Les élus et la mondialisation
Il arrive souvent que les gouvernements prennent des engagements
internationaux sans que les parlements n’interviennent.
Au Québec, deux types d’ententes internationales sont en
cause : celles dans
lesquelles le gouvernement du Québec s’engage, puis celles qui sont
négociées et signées par le gouvernement du Canada et qui portent sur une
matière relevant de la compétence constitutionnelle du Québec.
Désormais, ces ententes seront soumises aux élus de l’Assemblée
nationale. Selon la ministre d’État
aux Relations internationales, Louise Beaudoin, qui est responsable de l’application
de cette loi, "en adoptant le projet de loi no 52, l’Assemblée
nationale (du Québec) devient la première assemblée parlementaire de type
britannique à jouir d’un authentique pouvoir d’approbation des
engagements internationaux".
L’Observatoire québécois de la
mondialisation
C’est par un acte législatif que le gouvernement du Québec entend créer l’Observatoire
québécois de la mondialisation. Le
phénomène de la mondialisation va s’accélérant et il est porteur de
valeurs certaines. Mais le danger
est grand aussi que cette mondialisation se fasse exclusivement au bénéfice
de quelques grands groupes économiques et de quelques puissances mondiales
plutôt qu’à celui d’un nouvel ordre mondial et des citoyens.

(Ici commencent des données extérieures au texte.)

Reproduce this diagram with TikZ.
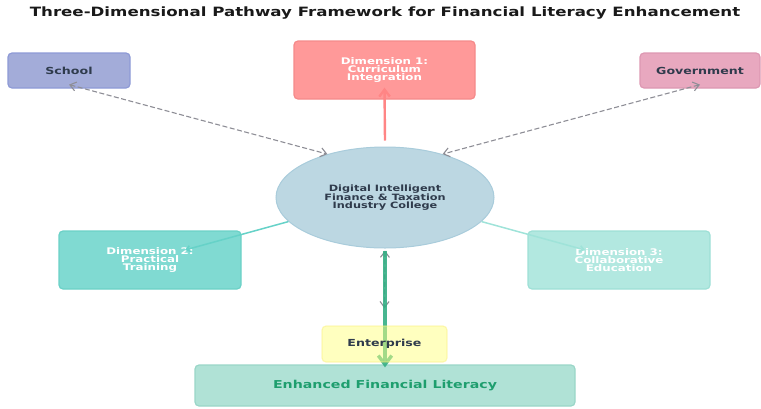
\documentclass[tikz,border=0pt]{standalone}
\usepackage{fontspec}
\setmainfont[FakeStretch=1.3]{DejaVu Sans}
\usetikzlibrary{arrows.meta,shapes.geometric}

\definecolor{schoolfill}{HTML}{A3ACD9}
\definecolor{schooledge}{HTML}{8E9AD6}
\definecolor{dimAfill}{HTML}{FF9999}
\definecolor{dimAedge}{HTML}{F58A8A}
\definecolor{govfill}{HTML}{E8A8BF}
\definecolor{govedge}{HTML}{DD98B2}
\definecolor{collegefill}{HTML}{BCD7E2}
\definecolor{collegeedge}{HTML}{A9CCDB}
\definecolor{dimBfill}{HTML}{80DAD2}
\definecolor{dimBedge}{HTML}{6BD1C7}
\definecolor{dimCfill}{HTML}{B2E8E0}
\definecolor{dimCedge}{HTML}{9EE0D6}
\definecolor{entfill}{HTML}{FFFF80}
\definecolor{entedge}{HTML}{FAF080}
\definecolor{enhfill}{HTML}{B0E2D6}
\definecolor{enhedge}{HTML}{9AD6C8}
\definecolor{enhtext}{HTML}{1E9E6E}
\definecolor{darktext}{HTML}{2F3B4C}
\definecolor{graylink}{HTML}{8E8E96}
\definecolor{pinklink}{HTML}{FF8585}
\definecolor{teallink}{HTML}{66D2C8}
\definecolor{teallight}{HTML}{9FE3D9}
\definecolor{greenlink}{HTML}{34AE84}

\pgfdeclarelayer{top}
\pgfsetlayers{main,top}

\begin{document}
\begin{tikzpicture}[x=1pt,y=-1pt,
  box/.style={draw, rounded corners=4pt, line width=1.2pt, align=center,
    inner sep=0pt, font=\bfseries},
  actor/.style={box, minimum width=122pt, minimum height=35pt,
    text=darktext, font=\bfseries\fontsize{9.7}{10}\selectfont},
  dimbox/.style={box, minimum width=182pt, minimum height=58pt,
    text=white, font=\bfseries\fontsize{9.1}{7.7}\selectfont},
  duallink/.style={graylink, line width=1.1pt, dash pattern=on 5pt off 2.5pt,
    {Straight Barb[length=6pt,width=9pt]}-{Straight Barb[length=6pt,width=9pt]}},
  tip/.style={-{Straight Barb[length=#1,width=1.5*#1]}}
]
\useasboundingbox (0,0) rectangle (761,408);

% title
\node[anchor=base, text=black!90, font=\bfseries\fontsize{12.8}{14}\selectfont]
  (title) at (385,16) {Three-Dimensional Pathway Framework for Financial Literacy Enhancement};

% partners and dimensions
\node[actor, fill=schoolfill, draw=schooledge] (school) at (69,70.5) {School};
\node[actor, fill=govfill, draw=govedge, minimum width=120pt] (gov) at (700,70.5) {Government};
\node[dimbox, fill=dimAfill, draw=dimAedge, minimum width=181pt] (dim1) at (384.5,70)
  {Dimension 1:\\Curriculum\\Integration};
\node[dimbox, fill=dimBfill, draw=dimBedge] (dim2) at (150,260)
  {Dimension 2:\\Practical\\Training};
\node[dimbox, fill=dimCfill, draw=dimCedge] (dim3) at (619,260)
  {Dimension 3:\\Collaborative\\Education};

% the college at the centre
\node[ellipse, draw=collegeedge, fill=collegefill, line width=1pt,
  minimum width=218pt, minimum height=101pt, inner sep=0pt, align=center,
  text=darktext, font=\bfseries\fontsize{8.7}{7.8}\selectfont] (college) at (385,197.5)
  {Digital Intelligent\\Finance \& Taxation\\Industry College};

% outcome
\node[box, fill=enhfill, draw=enhedge, minimum width=380pt, minimum height=41pt,
  text=enhtext, font=\bfseries\fontsize{10.9}{12}\selectfont] (enh) at (385,385.5)
  {Enhanced Financial Literacy};

% enterprise sits above the central arrow
\begin{pgfonlayer}{top}
\node[box, fill=entfill, draw=entedge, fill opacity=0.5, draw opacity=0.5, text opacity=1,
  minimum width=125pt, minimum height=36pt, text=darktext,
  font=\bfseries\fontsize{9.7}{10}\selectfont] (ent) at (384.5,344) {Enterprise};
\end{pgfonlayer}

% links to the partners
\draw[duallink] ([yshift=4pt]school.south) -- (college.143);
\draw[duallink] ([yshift=4pt]gov.south) -- (college.37);

% dimension links
\draw[pinklink, line width=2.4pt, tip=7pt] ([yshift=6pt]college.north) -- ([yshift=12pt]dim1.south);
\draw[teallink, line width=1.5pt, tip=4pt] (college.194) -- ([xshift=35pt,yshift=10pt]dim2.center);
\draw[teallight, line width=1.5pt, tip=4pt] (college.-14) -- ([xshift=-34pt,yshift=10pt]dim3.center);

% college to enterprise and outcome
\draw[duallink] ([yshift=-2pt]college.south) -- ([yshift=17pt]ent.north);
\draw[greenlink, line width=3.4pt, opacity=0.9, tip=9pt] ([yshift=-2pt]college.south) -- ([yshift=-3pt]enh.north);
\end{tikzpicture}
\end{document}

C’est justement pour "favoriser une mondialisation maîtrisée
et équilibrée, respectueuse des droits humains", selon les termes
mêmes de la ministre Beaudoin, que cet Observatoire québécois de la
mondialisation est créé. "L’Observatoire
a pour mission de faire comprendre le phénomène de la mondialisation sous
tous ses aspects et de fournir à la nation québécoise des informations
fiables qui lui permettent d’en saisir les enjeux, d’en mesurer les
conséquences et d’agir de façon éclairée".
Pour ce faire, l’Observatoire devra examiner et analyser de façon
systématique le phénomène de la mondialisation.
Il devra aussi assurer la diffusion de ses travaux et mener, dans les
diverses régions du Québec, des activités d’éducation et de
sensibilisation.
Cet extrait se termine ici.